Stewart is poised to conquer cannabis as the next frontier of domestic comfort. In February, she announced that she had become an adviser to the Canadian cannabis giant Canopy Growth, and now she is developing her own range of products, starting with a line of dog treats made with cannabidiol, or CBD. (Don’t worry, CBD doesn’t get Fido—or people—high; neither Stewart nor Canopy will say yet whether anything in her line will.)
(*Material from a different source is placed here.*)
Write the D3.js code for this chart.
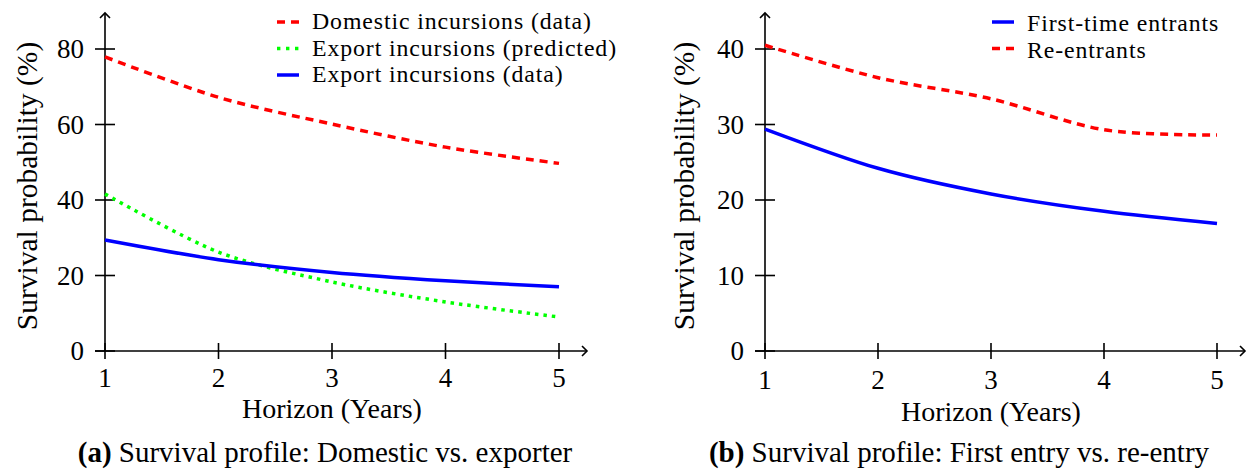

Stewart’s announcement landed her among a small but growing group of celebrities who have seen dollar signs in the nascent market for legal weed in North America. Long a product sold primarily by historically disenfranchised young men risking prison sentences, weed is now the province of A-list actors and Super Bowl champions. Drake wants to sell you weed grown locally in his native Toronto. Football stars like Rob Gronkowski and Ricky Williams offer cannabinoid products to ease your aches and pains. As the legal weed market floods with corporations vying to be the Coca-Cola of cannabis, companies are betting that celebrities might be a shortcut to mainstream success.
Before Stewart’s announcement in February, the major celebrities who had signed up to start weed brands were mostly the ones you’d expect: Willie Nelson, Tommy Chong, Damian Marley, and several rappers following in Snoop’s footsteps, including Wiz Khalifa and Ghostface Killah. Those celebrities come from subcultures where the penchant for smoke was never controversial. The real money, though, is likely to be made in selling to broader audiences, whose attention is trickier for weed brands to capture. “The industry is fairly strict when it comes to advertising regulations,” Sinclair said. “Promotion is very difficult, and credibility building and brand building are also very difficult.”
To make an end run around paid advertising, the weed industry has to find ways to get anxious retailers to carry their products. They need enough novelty to drum up excitement in the press—in other words, they need someone like Martha Stewart. “We didn’t expect the amount of traction that that announcement generated,” Sinclair recalled. “It was as much press and as much reach and as many stories as we generated on the day that cannabis got legalized in Canada, and we were the business that made the first legal sale ever.”
The power of celebrities like Stewart isn’t just in their counterintuitive willingness to be associated with weed, but in their position within commerce in general. Stewart “can make one phone call and get a meeting with any major American retailer,” Sinclair said. Without a beloved mainstream name attached, a company might go years before landing in the same store. “We’re essentially borrowing credibility,” Sinclair told me.
Mayzlin points to the beginning of internet commerce as a lesson on how a new market goes from a Wild West with many competitors and little name recognition to an intensely consolidated industry. Amazon didn’t come to dominate American retail with slick ads alone. It performed its function with the most ruthless efficiency, which is what shoppers wanted.
Still, Mayzlin sees one distinct upside to cannabis’s celebrity strategy: access to massive social-media followings. “In the past, you had to pay the celebrity, but then you also paid for media, like a TV ad,” she says. “Here, you already have the media.” That’s doubly important for cannabis brands, which can’t advertise themselves like a new type of soda can.
Even Canopy readily admits that working with celebrities is quite different from developing, advertising, and selling products on its own. Drake is the Toronto Raptors’ official global hype man, and when the team recently made a run at the NBA title, the excitement threw Canopy’s development meetings with him into havoc. “We knew the priority was making sure the basketball thing is taken care of,” Sinclair told me. “If there was a big game and we had a meeting scheduled with Drake and his team the next morning, we were like, ‘Okay, let’s move this to the afternoon.’” Still, the hassle is worth it to let the millions of people who have listened to Drake rap about weed know exactly where to buy their own.